*Exercise*:
Go through the listing below and list every line with "this".

** Start Dataset entries **

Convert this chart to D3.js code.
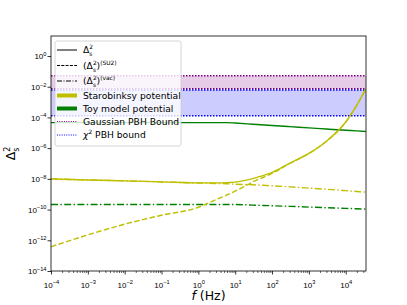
<!DOCTYPE html>
<html><head><meta charset="utf-8">
<script src="https://cdn.jsdelivr.net/npm/d3@7"></script>
<style>body{margin:0;background:#fff}svg{display:block;font-family:"DejaVu Sans",sans-serif}</style>
</head><body><svg id="c" width="407" height="305"></svg>
<script>
// ---- data ----
const freq = [1e-4, 1e-3, 1e-2, 1e-1, 1, 3, 6, 10, 30, 100, 300, 1e3, 3e3, 1e4, 2e4, 3.5e4];
const staroTotal = [1.0e-8, 8.5e-9, 7.4e-9, 6.4e-9, 5.5e-9, 5.45e-9, 5.7e-9, 6.1e-9, 1.04e-8, 2.6e-8, 1.03e-7, 4.5e-7, 2.82e-6, 5.0e-5, 6.3e-4, 7.1e-3];
const staroSU2 = [3.8e-13, 2.24e-12, 1.12e-11, 4.27e-11, 1.41e-10, 4.47e-10, 8.9e-10, 1.58e-9, 6.3e-9, 2.24e-8, 1.0e-7, 4.47e-7, 2.82e-6, 5.0e-5, 6.3e-4, 7.1e-3];
const staroVac = [1.0e-8, 8.5e-9, 7.4e-9, 6.3e-9, 5.4e-9, 5.0e-9, 4.8e-9, 4.5e-9, 4.1e-9, 3.55e-9, 3.0e-9, 2.5e-9, 2.1e-9, 1.7e-9, 1.5e-9, 1.35e-9];
const toyTotal = [4.6e-5, 4.6e-5, 4.6e-5, 4.6e-5, 4.6e-5, 4.6e-5, 4.6e-5, 4.3e-5, 3.6e-5, 2.95e-5, 2.5e-5, 2.1e-5, 1.75e-5, 1.45e-5, 1.32e-5, 1.2e-5];
const toyVac = [2.14e-10, 2.14e-10, 2.14e-10, 2.14e-10, 2.14e-10, 2.14e-10, 2.14e-10, 2.14e-10, 1.95e-10, 1.78e-10, 1.62e-10, 1.45e-10, 1.32e-10, 1.2e-10, 1.12e-10, 1.07e-10];
const gaussBand = [7.4e-3, 5.2e-2];
const chi2Band = [1.3e-4, 6.1e-3];
const xTickExp = [-4, -3, -2, -1, 0, 1, 2, 3, 4];
const yTickExp = [0, -2, -4, -6, -8, -10, -12, -14];
const xDomain = [1e-4, 3.55e4];
const yDomain = [1e-14, 20];

// ---- layout ----
const L = 51, R = 366, T = 36, B = 271;
const svg = d3.select("#c");
const x = d3.scaleLog().domain(xDomain).range([L, R]);
const y = d3.scaleLog().domain(yDomain).range([B, T]);
const YEL = "#bfbf00", GRN = "#008000";

const clip = svg.append("defs").append("clipPath").attr("id", "pc");
clip.append("rect").attr("x", L).attr("y", T).attr("width", R - L).attr("height", B - T);
const plot = svg.append("g").attr("clip-path", "url(#pc)");

// bands
function band(b, col) {
  plot.append("rect").attr("x", L).attr("width", R - L)
    .attr("y", y(b[1])).attr("height", y(b[0]) - y(b[1]))
    .attr("fill", col).attr("fill-opacity", 0.2);
  b.forEach(v => plot.append("line").attr("x1", L).attr("x2", R)
    .attr("y1", y(v)).attr("y2", y(v)).attr("stroke", col)
    .attr("stroke-width", 1.5).attr("stroke-dasharray", "1.5,1.5"));
}
band(gaussBand, "#800080");
band(chi2Band, "#0000ff");

const line = d3.line().x((d, i) => x(freq[i])).y(d => y(d)).curve(d3.curveMonotoneX);
function curve(vals, col, dash) {
  plot.append("path").attr("d", line(vals)).attr("fill", "none")
    .attr("stroke", col).attr("stroke-width", 1.4)
    .attr("stroke-dasharray", dash || null);
}
const DASH = "5.5,2.4", DASHDOT = "7,2.4,1.4,2.4";
curve(toyVac, GRN, DASHDOT);
curve(toyTotal, GRN);
curve(staroVac, YEL, DASHDOT);
curve(staroSU2, YEL, DASH);
curve(staroTotal, YEL);

// ---- axes ----
function supLabel(sel, exp, anchor) {
  sel.text(null).attr("text-anchor", anchor);
  sel.append("tspan").text("10");
  sel.append("tspan").attr("dy", "-3.4").attr("font-size", 5.7)
    .text(exp < 0 ? "\u2212" + (-exp) : String(exp));
}
const xAxis = d3.axisBottom(x).tickValues(xTickExp.map(e => Math.pow(10, e)))
  .tickSize(3.5).tickSizeOuter(0).tickPadding(3);
const gx = svg.append("g").attr("transform", `translate(0,${B})`).call(xAxis);
gx.select(".domain").remove();
gx.selectAll(".tick line").attr("stroke-width", 0.8);
gx.selectAll(".tick text").attr("font-size", 8).attr("fill", "#000")
  .attr("dy", "10").each(function(d) { supLabel(d3.select(this), Math.round(Math.log10(d)), "middle"); });
// minor ticks
const minor = [];
for (let e = -4; e <= 4; e++) for (let m = 2; m <= 9; m++) { const v = m * Math.pow(10, e); if (v <= xDomain[1]) minor.push(v); }
const xMinor = d3.axisBottom(x).tickValues(minor).tickSize(2).tickSizeOuter(0).tickFormat("");
const gxm = svg.append("g").attr("transform", `translate(0,${B})`).call(xMinor);
gxm.select(".domain").remove();
gxm.selectAll(".tick line").attr("stroke-width", 0.6);

const yAxis = d3.axisLeft(y).tickValues(yTickExp.map(e => Math.pow(10, e)))
  .tickSize(3.5).tickSizeOuter(0).tickPadding(3);
const gy = svg.append("g").attr("transform", `translate(${L},0)`).call(yAxis);
gy.select(".domain").remove();
gy.selectAll(".tick line").attr("stroke-width", 0.8);
gy.selectAll(".tick text").attr("font-size", 8).attr("fill", "#000")
  .attr("dy", "2.8").each(function(d) { supLabel(d3.select(this), Math.round(Math.log10(d)), "end"); });
gy.selectAll(".tick text").attr("x", -4.5);

svg.append("rect").attr("x", L).attr("y", T).attr("width", R - L).attr("height", B - T)
  .attr("fill", "none").attr("stroke", "#000").attr("stroke-width", 0.8);

// axis labels
const xl = svg.append("text").attr("x", (L + R) / 2).attr("y", 300).attr("text-anchor", "middle").attr("font-size", 12.5);
xl.append("tspan").attr("font-style", "italic").text("f");
xl.append("tspan").text(" (Hz)");
const yl = svg.append("text").attr("transform", `translate(15,${(T + B) / 2}) rotate(-90)`).attr("text-anchor", "middle").attr("font-size", 12.5);
yl.append("tspan").text("\u0394");
yl.append("tspan").attr("dy", -5.5).attr("font-size", 8).text("2");
yl.append("tspan").attr("dx", -5).attr("dy", 9.5).attr("font-size", 8).text("s");

// ---- legend ----
const lg = svg.append("g");
lg.append("rect").attr("x", 55).attr("y", 41).attr("width", 126).attr("height", 105).attr("rx", 2)
  .attr("fill", "#fff").attr("fill-opacity", 0.8).attr("stroke", "#cccccc").attr("stroke-width", 0.8);
const FS = 9.2, SS = 5.9;
const items = [
  {y: 50, col: "#000", w: 1, dash: null, lab: "tot"},
  {y: 65.5, col: "#000", w: 1, dash: "3,1.3", lab: "su2"},
  {y: 81, col: "#000", w: 1, dash: "5,1.5,1,1.5", lab: "vac"},
  {y: 95.5, col: YEL, w: 4, dash: null, lab: "Starobinksy potential"},
  {y: 108.5, col: GRN, w: 4, dash: null, lab: "Toy model potential"},
  {y: 121.5, col: "#800080", w: 1, dash: "1,1.3", lab: "Gaussian PBH Bound"},
  {y: 135, col: "#0000ff", w: 1, dash: "1,1.3", lab: "chi"}
];
items.forEach(it => {
  lg.append("line").attr("x1", 57).attr("x2", 77).attr("y1", it.y).attr("y2", it.y)
    .attr("stroke", it.col).attr("stroke-width", it.w).attr("stroke-dasharray", it.dash);
  const t = lg.append("text").attr("x", 83).attr("y", it.y + 3.3).attr("font-size", FS).attr("fill", "#000");
  const delta = (pre) => {
    if (pre) t.append("tspan").text("(");
    t.append("tspan").text("\u0394");
    t.append("tspan").attr("dy", -4).attr("font-size", SS).text("2");
    t.append("tspan").attr("dx", -3.7).attr("dy", 7).attr("font-size", SS).text("s");
  };
  if (it.lab === "tot") { delta(false); }
  else if (it.lab === "su2" || it.lab === "vac") {
    delta(true);
    t.append("tspan").attr("dx", 0.6).attr("dy", -3).text(")");
    t.append("tspan").attr("dy", -4).attr("font-size", SS).text(it.lab === "su2" ? "(SU2)" : "(vac)");
  } else if (it.lab === "chi") {
    t.append("tspan").attr("font-style", "italic").text("\u03c7");
    t.append("tspan").attr("dy", -4).attr("font-size", SS).text("2");
    t.append("tspan").attr("dy", 4).text(" PBH bound");
  } else t.text(it.lab);
});
</script></body></html>
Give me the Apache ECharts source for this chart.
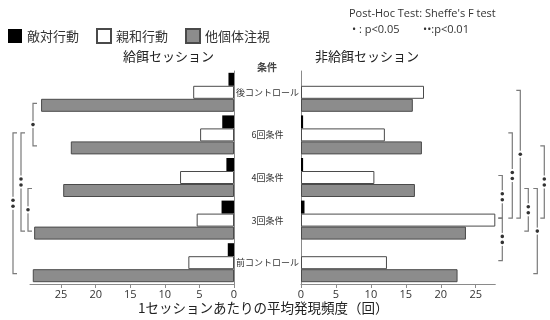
<!DOCTYPE html>
<html>
<head>
<meta charset="utf-8">
<script src="https://cdn.jsdelivr.net/npm/echarts@6/dist/echarts.min.js"></script>
<style>
  html, body { margin: 0; padding: 0; background: #fff; }
  #chart { width: 550px; height: 320px; }
</style>
</head>
<body>
<div id="chart"></div>
<script>
// 条件（上から順に）
const conditions = ['後コントロール', '6回条件', '4回条件', '3回条件', '前コントロール'];
const behaviours = ['敵対行動', '親和行動', '他個体注視'];

// 給餌セッション：1セッションあたりの平均発現頻度（回）
const feedHostile     = [0.8, 1.7, 1.1, 1.8, 0.9];
const feedAffiliative = [5.9, 4.9, 7.8, 5.4, 6.6];
const feedGaze        = [27.9, 23.6, 24.7, 28.9, 29.1];

// 非給餌セッション
const nonFeedHostile     = [0, 0.3, 0.3, 0.5, 0];
const nonFeedAffiliative = [17.6, 12.0, 10.5, 27.8, 12.3];
const nonFeedGaze        = [16.0, 17.3, 16.3, 23.6, 22.4];

// 目盛ラベル
const tickLabels = [0, 5, 10, 15, 20, 25];
const feedAxisMax = 29.5;
const nonFeedAxisMax = 27.8;

// 多重比較の結果 [条件, 行動] 同士, 有意水準 (1: p<0.05, 2: p<0.01)
const feedTests = [
  { a: [0, 2], b: [1, 2], level: 1 },
  { a: [1, 1], b: [4, 2], level: 2 },
  { a: [1, 1], b: [3, 2], level: 2 },
  { a: [2, 2], b: [3, 2], level: 1 }
];
const nonFeedTests = [
  { a: [3, 1], b: [2, 1], level: 2 },
  { a: [3, 1], b: [4, 1], level: 2 },
  { a: [1, 1], b: [3, 1], level: 2 },
  { a: [0, 1], b: [3, 1], level: 1 },
  { a: [2, 2], b: [3, 2], level: 2 },
  { a: [2, 2], b: [4, 2], level: 1 },
  { a: [1, 2], b: [3, 1], level: 2 }
];

const JP = '"Noto Sans CJK JP", "Noto Sans", sans-serif';
const LATIN = '"Open Sans", "Liberation Sans", sans-serif';
const BAR_W = 13;
const EDGE = '#4a4a4a';
const styles = [
  { color: '#000000', borderWidth: 0 },
  { color: '#ffffff', borderColor: EDGE, borderWidth: 1 },
  { color: '#8c8c8c', borderColor: EDGE, borderWidth: 1 }
];

const feedData = [feedHostile, feedAffiliative, feedGaze];
const nonFeedData = [nonFeedHostile, nonFeedAffiliative, nonFeedGaze];

function makeSeries(dataSets, axisIdx) {
  return dataSets.map((vals, i) => ({
    name: behaviours[i],
    type: 'bar',
    xAxisIndex: axisIdx,
    yAxisIndex: axisIdx,
    data: vals,
    barWidth: BAR_W,
    barGap: '0%',
    itemStyle: styles[i],
    emphasis: { disabled: true },
    animation: false
  }));
}

const tickFormatter = v => (tickLabels.indexOf(v) >= 0 ? String(v) : '');

const valueAxis = (idx, max, inverse) => ({
  type: 'value',
  gridIndex: idx,
  min: 0,
  max: max,
  interval: 5,
  inverse: inverse,
  axisLine: { show: true, lineStyle: { color: '#8a8a8a', width: 1 } },
  axisTick: { show: true, length: 4, lineStyle: { color: '#8a8a8a' } },
  splitLine: { show: false },
  axisLabel: {
    formatter: tickFormatter,
    color: '#333',
    fontSize: 11,
    margin: 5,
    fontFamily: LATIN,
    showMaxLabel: false
  }
});

const option = {
  animation: false,
  textStyle: { fontFamily: JP },
  legend: {
    data: behaviours,
    left: 3,
    top: 23,
    icon: 'rect',
    itemWidth: 14,
    itemHeight: 14,
    itemGap: 17,
    textStyle: { fontSize: 13, color: '#333', fontFamily: JP },
    selectedMode: false
  },
  grid: [
    { left: 30, width: 204, top: 71, height: 213 },
    { left: 301, width: 194.3, top: 71, height: 213 }
  ],
  xAxis: [
    valueAxis(0, feedAxisMax, true),
    valueAxis(1, nonFeedAxisMax, false)
  ],
  yAxis: [
    {
      type: 'category',
      gridIndex: 0,
      data: conditions,
      inverse: true,
      position: 'right',
      axisLine: { show: true, lineStyle: { color: '#8a8a8a' } },
      axisTick: { show: false },
      axisLabel: {
        align: 'center',
        margin: 33.5,
        fontSize: 9,
        color: '#333',
        fontFamily: JP
      }
    },
    {
      type: 'category',
      gridIndex: 1,
      data: conditions,
      inverse: true,
      position: 'left',
      axisLine: { show: true, lineStyle: { color: '#8a8a8a' } },
      axisTick: { show: false },
      axisLabel: { show: false }
    }
  ],
  series: makeSeries(feedData, 0).concat(makeSeries(nonFeedData, 1)),
  graphic: [
    { type: 'text', left: 123, top: 50, style: { text: '給餌セッション', font: '13px ' + JP, fill: '#222' } },
    { type: 'text', left: 315, top: 50, style: { text: '非給餌セッション', font: '13px ' + JP, fill: '#222' } },
    { type: 'text', left: 257, top: 62, style: { text: '条件', font: 'bold 10px ' + JP, fill: '#444' } },
    { type: 'text', left: 349, top: 8, style: { text: "Post-Hoc Test: Sheffe's F test", font: '11px ' + LATIN, fill: '#333' } },
    { type: 'text', left: 352, top: 24, style: { text: '• : p<0.05', font: '11px ' + LATIN, fill: '#333' } },
    { type: 'text', left: 423, top: 24, style: { text: '••:p<0.01', font: '11px ' + LATIN, fill: '#333' } },
    { type: 'text', left: 138, top: 301, style: { text: '1セッションあたりの平均発現頻度（回）', font: '13.5px ' + JP, fill: '#222' } }
  ]
};

const chart = echarts.init(document.getElementById('chart'), null, { renderer: 'canvas' });
chart.setOption(option);

// 有意差の括弧
function barY(axisIdx, pair) {
  const c = chart.convertToPixel({ yAxisIndex: axisIdx }, conditions[pair[0]]);
  return c + (pair[1] - 1) * BAR_W - 2;
}

const feedLanes = [3, -17, -9, -2];              // 左グリッド左端からのずれ
const nonFeedLanes = [7, 7, 17, 25, 33, 42, 49]; // 右グリッド右端からのずれ
const LINE = '#7a7a7a';
const extra = [];

function addBracket(x, y1, y2, dir, level) {
  const t = 4 * dir;
  extra.push({
    type: 'polyline', silent: true, z: 10,
    shape: { points: [[x + t, y1], [x, y1], [x, y2], [x + t, y2]] },
    style: { stroke: LINE, lineWidth: 1.2, fill: null }
  });
  const mid = (y1 + y2) / 2;
  const ys = level === 1 ? [mid] : [mid - 3, mid + 3];
  extra.push({
    type: 'rect', silent: true, z: 11,
    shape: { x: x - 2.5, y: ys[0] - 3.5, width: 5, height: ys[ys.length - 1] - ys[0] + 7 },
    style: { fill: '#fff' }
  });
  ys.forEach(y => extra.push({
    type: 'circle', silent: true, z: 12,
    shape: { cx: x, cy: y, r: 1.8 },
    style: { fill: '#333' }
  }));
}

const leftEdge = chart.convertToPixel({ xAxisIndex: 0 }, feedAxisMax);
const rightEdge = chart.convertToPixel({ xAxisIndex: 1 }, nonFeedAxisMax);

feedTests.forEach((t, i) => {
  addBracket(leftEdge + feedLanes[i], barY(0, t.a), barY(0, t.b), 1, t.level);
});
nonFeedTests.forEach((t, i) => {
  const y1 = barY(1, t.a), y2 = barY(1, t.b);
  addBracket(rightEdge + nonFeedLanes[i], Math.min(y1, y2), Math.max(y1, y2), -1, t.level);
});

chart.setOption({ graphic: option.graphic.concat(extra) });
</script>
</body>
</html>
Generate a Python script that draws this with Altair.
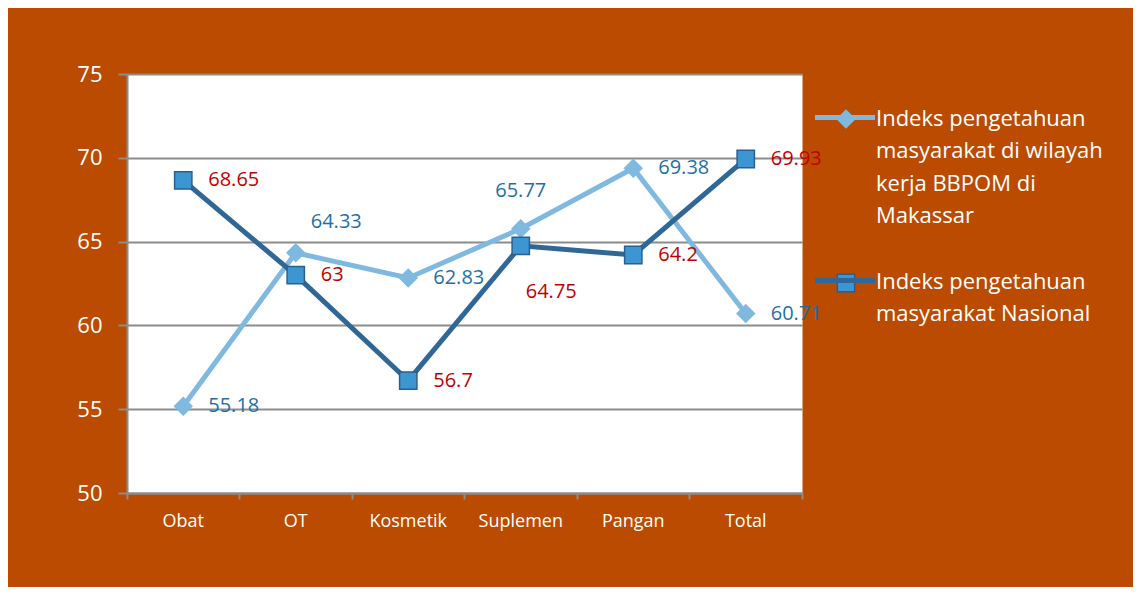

** End Dataset entries **

*Answer for the task*:
Convert this chart to D3.js code.
  .attr("dy", "10").each(function(d) { supLabel(d3.select(this), Math.round(Math.log10(d)), "middle"); });
  .attr("dy", "2.8").each(function(d) { supLabel(d3.select(this), Math.round(Math.log10(d)), "end"); });
Give me the Apache ECharts source for this chart.
Generate a Python script that draws this with Altair.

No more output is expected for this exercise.